Manitoba: Although the waters of northern Manitoba in Churchill offer great activities like kayaking amongst thousands of beluga whales during the summer - the go-to beach for most Winnipeggers is Grand Beach on Lake Winnipeg where you'll find a rare white-sandy beach.

Ontario: For those looking for a quaint family beach getaway, head to Sauble Beach near Owen Sound or to Sandbanks Provincial Park in Picton, Ontario where sandbars keep waters warm for swimming. For the closest thing to Huntington Beach this side of the country, head to Ashbridge's Bay in Toronto for great volleyball (and volleyball players).

Quebec: In the Iles de la Madeleine in Quebec, dozens of islands offer something like 300km's of white-sandy beaches for those interested in sand dune walking. For something more in-land, check out Lac Saint-Jean, Lac Deux-Montagnes, and the Laurentians.

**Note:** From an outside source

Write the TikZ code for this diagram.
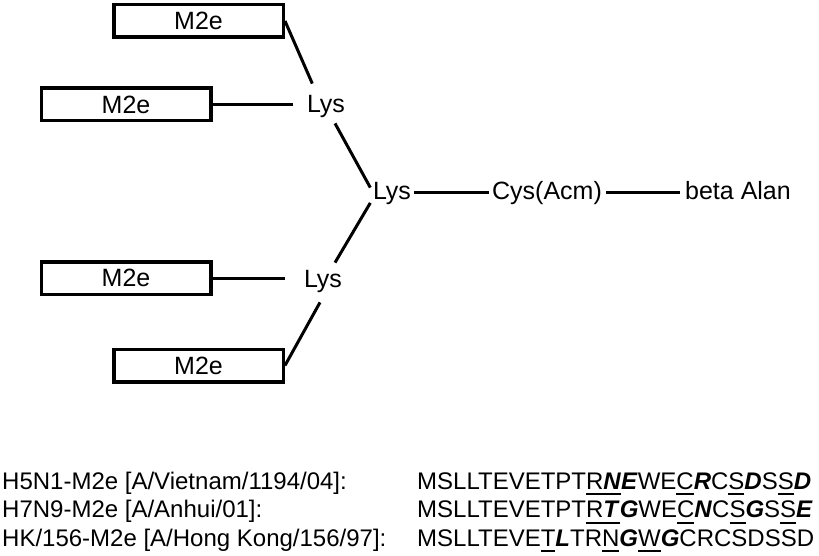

New Brunswick: For a Caribbean-like getaway on this side of the equator, head to Val-Comeau for warm, white sandy beaches full of sand dunes. Or, head to New River Beach Provincial Park for promises of tidal pools, crabs, periwinkles, whelks, and starfish; or go for a sea kayaking trip nearby through the Bay of Fundy.

Nova Scotia: When you're in Nova Scotia, head out to Martinique Beach on the east coast of the province to go for a swim or body surf in the Atlantic. There's also Melmerby Beach or "The Merb," as called by locals, which have some of the warmest waters in Canada.

Prince Edward Island: If you're looking for peaceful, Basin Head isn't your best bet because their sands are known to "sing." The sand dunes here are made of quartz, causing friction and making squeaky sounds when visitors walk on its shores - but it's still a favourite amongst locals because it never seems to end.

Newfoundland & Labrador: From one Sandbanks Provincial Park to the next - Newfoundland & Labrador's Sandbanks Provincial Park in the Burgeo islands offer uncrowded beaches as well as fantastic hiking, kayaking, herds of caribou, and sand dunes with Anniopsquotch Mountains in the background. It's one of Canada's best kept secrets.